Entries supplied:
+ + +

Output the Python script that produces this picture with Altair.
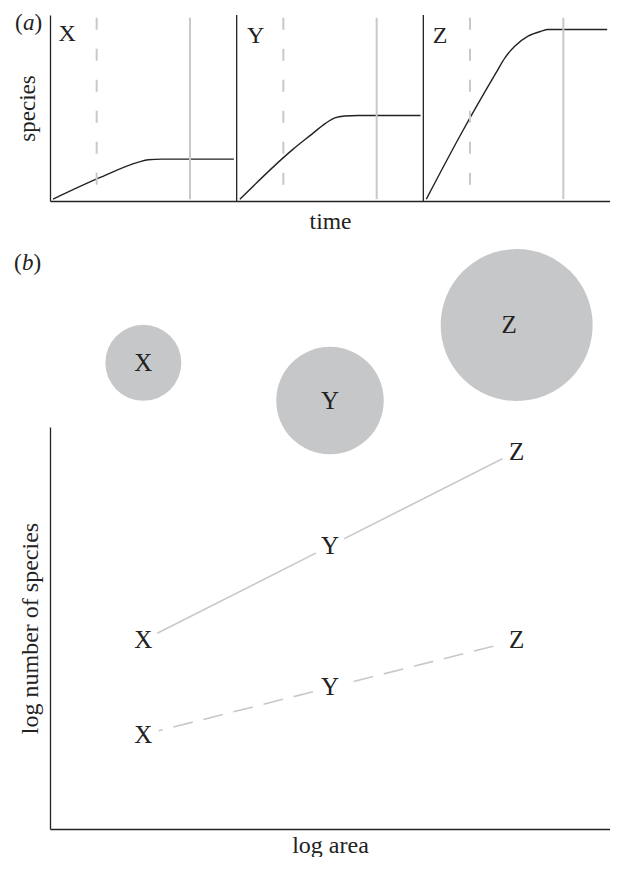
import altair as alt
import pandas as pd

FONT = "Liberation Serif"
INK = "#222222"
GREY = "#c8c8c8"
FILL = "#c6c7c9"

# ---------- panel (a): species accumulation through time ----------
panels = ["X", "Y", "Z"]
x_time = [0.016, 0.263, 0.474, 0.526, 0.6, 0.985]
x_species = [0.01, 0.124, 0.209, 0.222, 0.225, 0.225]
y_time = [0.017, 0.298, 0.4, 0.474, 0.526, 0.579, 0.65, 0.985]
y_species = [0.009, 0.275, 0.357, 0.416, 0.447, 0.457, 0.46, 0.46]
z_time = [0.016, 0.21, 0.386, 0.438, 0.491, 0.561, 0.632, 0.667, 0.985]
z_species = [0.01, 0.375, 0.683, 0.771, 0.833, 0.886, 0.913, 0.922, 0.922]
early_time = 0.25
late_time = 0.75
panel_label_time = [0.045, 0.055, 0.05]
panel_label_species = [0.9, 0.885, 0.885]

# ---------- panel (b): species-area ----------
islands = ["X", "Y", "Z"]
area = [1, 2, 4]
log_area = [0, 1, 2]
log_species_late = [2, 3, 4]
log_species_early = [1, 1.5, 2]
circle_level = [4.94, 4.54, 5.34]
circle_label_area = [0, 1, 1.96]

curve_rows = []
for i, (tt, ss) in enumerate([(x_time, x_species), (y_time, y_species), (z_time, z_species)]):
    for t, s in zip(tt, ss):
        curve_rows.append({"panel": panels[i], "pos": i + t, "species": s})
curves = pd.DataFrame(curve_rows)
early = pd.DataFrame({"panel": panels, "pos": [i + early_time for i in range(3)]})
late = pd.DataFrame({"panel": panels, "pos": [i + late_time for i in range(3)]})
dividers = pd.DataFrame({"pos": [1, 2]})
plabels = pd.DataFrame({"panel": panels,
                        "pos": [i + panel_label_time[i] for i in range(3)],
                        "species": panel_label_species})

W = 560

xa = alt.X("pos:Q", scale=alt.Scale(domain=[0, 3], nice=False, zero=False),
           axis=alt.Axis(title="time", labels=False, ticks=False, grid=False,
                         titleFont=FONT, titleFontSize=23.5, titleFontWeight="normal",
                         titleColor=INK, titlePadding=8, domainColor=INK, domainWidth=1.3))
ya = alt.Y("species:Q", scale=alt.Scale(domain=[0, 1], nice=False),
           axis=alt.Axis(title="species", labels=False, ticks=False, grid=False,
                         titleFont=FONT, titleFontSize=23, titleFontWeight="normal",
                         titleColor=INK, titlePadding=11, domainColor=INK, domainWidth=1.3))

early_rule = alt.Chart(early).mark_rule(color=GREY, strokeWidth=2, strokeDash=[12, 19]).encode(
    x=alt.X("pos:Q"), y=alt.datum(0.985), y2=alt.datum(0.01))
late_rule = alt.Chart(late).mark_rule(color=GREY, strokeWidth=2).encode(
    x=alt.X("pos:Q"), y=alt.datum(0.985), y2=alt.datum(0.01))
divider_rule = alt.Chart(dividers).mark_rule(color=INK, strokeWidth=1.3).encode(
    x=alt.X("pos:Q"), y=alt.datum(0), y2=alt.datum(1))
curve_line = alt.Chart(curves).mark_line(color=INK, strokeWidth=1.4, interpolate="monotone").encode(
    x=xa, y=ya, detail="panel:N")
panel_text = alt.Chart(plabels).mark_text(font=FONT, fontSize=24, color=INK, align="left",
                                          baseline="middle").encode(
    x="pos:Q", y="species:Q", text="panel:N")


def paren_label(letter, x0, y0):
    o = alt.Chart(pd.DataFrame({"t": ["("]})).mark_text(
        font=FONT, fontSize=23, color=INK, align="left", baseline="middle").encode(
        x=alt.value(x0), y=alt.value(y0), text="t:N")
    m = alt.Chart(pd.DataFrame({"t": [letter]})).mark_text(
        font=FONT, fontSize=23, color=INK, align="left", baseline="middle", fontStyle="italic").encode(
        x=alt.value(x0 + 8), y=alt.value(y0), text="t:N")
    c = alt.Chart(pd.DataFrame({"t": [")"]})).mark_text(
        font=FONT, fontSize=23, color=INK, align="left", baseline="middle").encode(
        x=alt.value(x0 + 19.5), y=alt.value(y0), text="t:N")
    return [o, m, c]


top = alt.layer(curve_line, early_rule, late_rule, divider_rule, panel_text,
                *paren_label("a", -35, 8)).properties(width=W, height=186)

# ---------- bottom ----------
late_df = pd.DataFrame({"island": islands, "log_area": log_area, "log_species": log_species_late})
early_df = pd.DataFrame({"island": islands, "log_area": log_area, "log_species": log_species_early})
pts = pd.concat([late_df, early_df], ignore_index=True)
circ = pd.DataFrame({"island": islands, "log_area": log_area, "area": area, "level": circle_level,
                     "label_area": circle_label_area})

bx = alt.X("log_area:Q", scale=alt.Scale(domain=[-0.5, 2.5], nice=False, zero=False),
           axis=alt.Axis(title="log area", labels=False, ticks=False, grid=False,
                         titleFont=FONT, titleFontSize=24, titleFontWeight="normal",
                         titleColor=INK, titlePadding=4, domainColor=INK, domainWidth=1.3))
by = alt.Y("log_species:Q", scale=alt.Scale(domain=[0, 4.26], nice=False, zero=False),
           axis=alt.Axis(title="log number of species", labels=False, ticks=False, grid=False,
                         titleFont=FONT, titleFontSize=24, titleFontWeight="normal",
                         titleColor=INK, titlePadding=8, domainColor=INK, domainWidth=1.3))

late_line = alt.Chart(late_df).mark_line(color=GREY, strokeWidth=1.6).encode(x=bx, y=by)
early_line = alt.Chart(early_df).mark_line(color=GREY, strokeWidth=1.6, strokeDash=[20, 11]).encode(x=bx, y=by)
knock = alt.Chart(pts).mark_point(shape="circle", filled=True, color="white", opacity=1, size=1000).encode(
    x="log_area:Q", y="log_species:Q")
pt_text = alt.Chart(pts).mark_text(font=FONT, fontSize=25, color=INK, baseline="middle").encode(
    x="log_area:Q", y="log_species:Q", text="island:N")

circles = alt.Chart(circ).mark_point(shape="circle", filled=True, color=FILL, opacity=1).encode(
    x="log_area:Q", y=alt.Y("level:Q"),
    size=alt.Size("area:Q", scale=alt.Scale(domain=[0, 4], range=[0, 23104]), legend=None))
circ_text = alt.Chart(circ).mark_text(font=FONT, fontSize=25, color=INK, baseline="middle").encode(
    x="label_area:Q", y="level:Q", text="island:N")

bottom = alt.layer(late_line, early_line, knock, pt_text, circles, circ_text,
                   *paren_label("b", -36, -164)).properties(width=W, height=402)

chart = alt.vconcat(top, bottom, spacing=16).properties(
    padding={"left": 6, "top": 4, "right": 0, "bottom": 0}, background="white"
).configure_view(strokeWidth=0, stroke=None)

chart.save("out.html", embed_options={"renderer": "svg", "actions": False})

+ + +

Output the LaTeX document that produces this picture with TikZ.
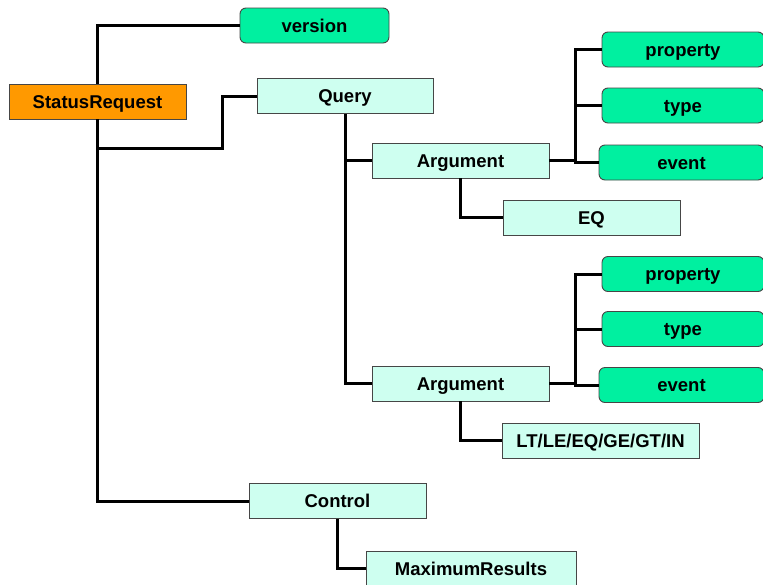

+ + +

From the material above, reproduce only what runs from the line holding "Output the Python" down to the line holding "circle_label_area = [0, 1, 1.96]", both included, pictures excluded.

Finished task:
Output the Python script that produces this picture with Altair.
import altair as alt
import pandas as pd

FONT = "Liberation Serif"
INK = "#222222"
GREY = "#c8c8c8"
FILL = "#c6c7c9"

# ---------- panel (a): species accumulation through time ----------
panels = ["X", "Y", "Z"]
x_time = [0.016, 0.263, 0.474, 0.526, 0.6, 0.985]
x_species = [0.01, 0.124, 0.209, 0.222, 0.225, 0.225]
y_time = [0.017, 0.298, 0.4, 0.474, 0.526, 0.579, 0.65, 0.985]
y_species = [0.009, 0.275, 0.357, 0.416, 0.447, 0.457, 0.46, 0.46]
z_time = [0.016, 0.21, 0.386, 0.438, 0.491, 0.561, 0.632, 0.667, 0.985]
z_species = [0.01, 0.375, 0.683, 0.771, 0.833, 0.886, 0.913, 0.922, 0.922]
early_time = 0.25
late_time = 0.75
panel_label_time = [0.045, 0.055, 0.05]
panel_label_species = [0.9, 0.885, 0.885]

# ---------- panel (b): species-area ----------
islands = ["X", "Y", "Z"]
area = [1, 2, 4]
log_area = [0, 1, 2]
log_species_late = [2, 3, 4]
log_species_early = [1, 1.5, 2]
circle_level = [4.94, 4.54, 5.34]
circle_label_area = [0, 1, 1.96]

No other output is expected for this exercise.